Jake Schinker (co-owner of Eagle Park Brewing Co.): "The whole New England IPA craze has been blowing up like crazy. Everyone is trying to make one. It’s been getting to the point that people who are new to craft beer, that’s what they expect an IPA is. I’m looking forward to the reeducation of West Coast IPA. IPAs can be bitter. Traditional styles, I think they’re going to see their comeback and people who take the art of what we do seriously. When you get to those more traditional styles, it is really an art."

Matthew Hofmann (owner and brewmaster of Sahale Ale Works): "I don’t think any trend is going to last. That’s why it’s a trend. I think things will always come back to center in a way. We’re still seeing a lot of our sweeter, sugary beers are fairly popular. We’re seeing people ask for them back or variants of those. We also have a good mix of standard straightforward styles."
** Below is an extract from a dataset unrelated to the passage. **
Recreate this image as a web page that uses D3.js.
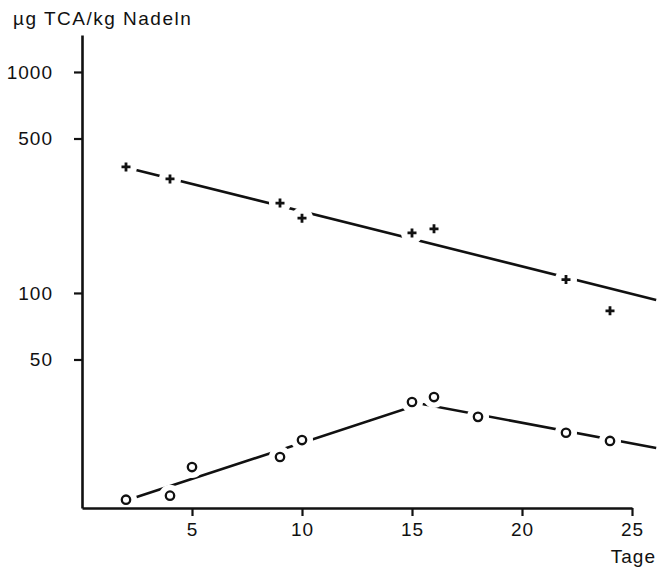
<!DOCTYPE html>
<html>
<head>
<meta charset="utf-8">
<script src="https://cdnjs.cloudflare.com/ajax/libs/d3/7.8.5/d3.min.js"></script>
<style>
  body { margin: 0; background: #fff; }
  text { font-family: "Liberation Sans", Arial, sans-serif; fill: #111; }
</style>
</head>
<body>
<div id="chart-area"></div>
<script>
// DATEN

// Kreuze
let plusTage = [2, 4, 9, 10, 15, 16, 22, 24]
let plusWerte = [372, 328, 255, 218, 187, 195, 115, 83]

// Kreise
let kreisTage = [2, 4, 5, 9, 10, 15, 16, 18, 22, 24]
let kreisWerte = [11.6, 12.1, 16.3, 18.1, 21.6, 32.1, 33.8, 27.5, 23.3, 21.4]

// Ausgleichslinien
let plusFitTage = [2, 26.1]
let plusFitWerte = [370, 93]
let kreisFitTage = [2, 15.4, 26.1]
let kreisFitWerte = [11.5, 31.5, 19.9]

// Achsen
let xTicks = [5, 10, 15, 20, 25]
let yTicks = [50, 100, 500, 1000]

let width = 662
let height = 571

let svg = d3.select("#chart-area").append("svg")
            .attr("width", width)
            .attr("height", height)

let x = d3.scaleLinear()
          .domain([0, 25])
          .range([82, 632])

let y = d3.scaleLog()
          .domain([10.64, 1470])
          .range([508, 35])

let ink = "#111"
let font = "Liberation Sans, Arial, sans-serif"

// Linien
let line = d3.line()
             .x(d => x(d[0]))
             .y(d => y(d[1]))

svg.append("path")
   .datum(d3.zip(plusFitTage, plusFitWerte))
   .attr("d", line)
   .attr("fill", "none")
   .attr("stroke", ink)
   .attr("stroke-width", 2.6)

svg.append("path")
   .datum(d3.zip(kreisFitTage, kreisFitWerte))
   .attr("d", line)
   .attr("fill", "none")
   .attr("stroke", ink)
   .attr("stroke-width", 2.6)

// Luecken um die Messpunkte
let alle = d3.zip(plusTage, plusWerte).concat(d3.zip(kreisTage, kreisWerte))
svg.selectAll("circle.luecke")
   .data(alle)
   .enter()
   .append("circle")
   .attr("class", "luecke")
   .attr("cx", d => x(d[0]))
   .attr("cy", d => y(d[1]))
   .attr("r", 11)
   .attr("fill", "#fff")

// y-Achse
let yAxis = svg.append("g")
               .attr("transform", "translate(82,0)")
               .call(d3.axisLeft(y)
                        .tickValues(yTicks)
                        .tickFormat(d3.format("d"))
                        .tickSize(8)
                        .tickSizeOuter(0)
                        .tickPadding(21))
yAxis.select(".domain").attr("stroke", ink).attr("stroke-width", 2.6)
yAxis.selectAll(".tick line").attr("stroke", ink).attr("stroke-width", 2.2)
yAxis.selectAll(".tick text")
     .attr("font-size", 19)
     .attr("letter-spacing", 1)
     .attr("font-family", font)
     .attr("fill", ink)

// x-Achse
let xAxis = svg.append("g")
               .attr("transform", "translate(0,508)")
               .call(d3.axisBottom(x)
                        .tickValues(xTicks)
                        .tickSize(8)
                        .tickSizeOuter(0)
                        .tickPadding(7))
xAxis.select(".domain").attr("stroke", ink).attr("stroke-width", 2.6)
xAxis.selectAll(".tick line").attr("stroke", ink).attr("stroke-width", 2.2)
xAxis.selectAll(".tick text")
     .attr("font-size", 19)
     .attr("letter-spacing", 1)
     .attr("font-family", font)
     .attr("fill", ink)

// Beschriftungen
svg.append("text")
   .attr("x", 13)
   .attr("y", 25)
   .attr("font-size", 19)
   .attr("letter-spacing", 1.5)
   .text("\u00b5g TCA/kg Nadeln")

svg.append("text")
   .attr("x", 656)
   .attr("y", 563)
   .attr("text-anchor", "end")
   .attr("font-size", 19)
   .attr("letter-spacing", 1)
   .text("Tage")

// Kreuze
svg.selectAll("path.plus")
   .data(d3.zip(plusTage, plusWerte))
   .enter()
   .append("path")
   .attr("class", "plus")
   .attr("transform", d => "translate(" + x(d[0]) + "," + y(d[1]) + ")")
   .attr("d", "M-4.5,0H4.5M0,-4.5V4.5")
   .attr("stroke", ink)
   .attr("stroke-width", 2.8)

// Kreise
svg.selectAll("circle.kreis")
   .data(d3.zip(kreisTage, kreisWerte))
   .enter()
   .append("circle")
   .attr("class", "kreis")
   .attr("cx", d => x(d[0]))
   .attr("cy", d => y(d[1]))
   .attr("r", 4.2)
   .attr("fill", "#fff")
   .attr("stroke", ink)
   .attr("stroke-width", 2.3)
</script>
</body>
</html>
Nick Reistad (co-owner of Raised Grain Brewing Co.): "Everybody says light beers, light craft beers are going to be a thing. I don’t know how quickly that’s going to make it to Wisconsin. We have some lighter options, but we have to balance with how that fits into our portfolio of boldly brewed beers. I don’t know how quickly that fad or that trend is going to make it to Wisconsin when there are other more exciting beers to drink. Sours, I think will always have a place but I don’t think they’re going to be the next IPA."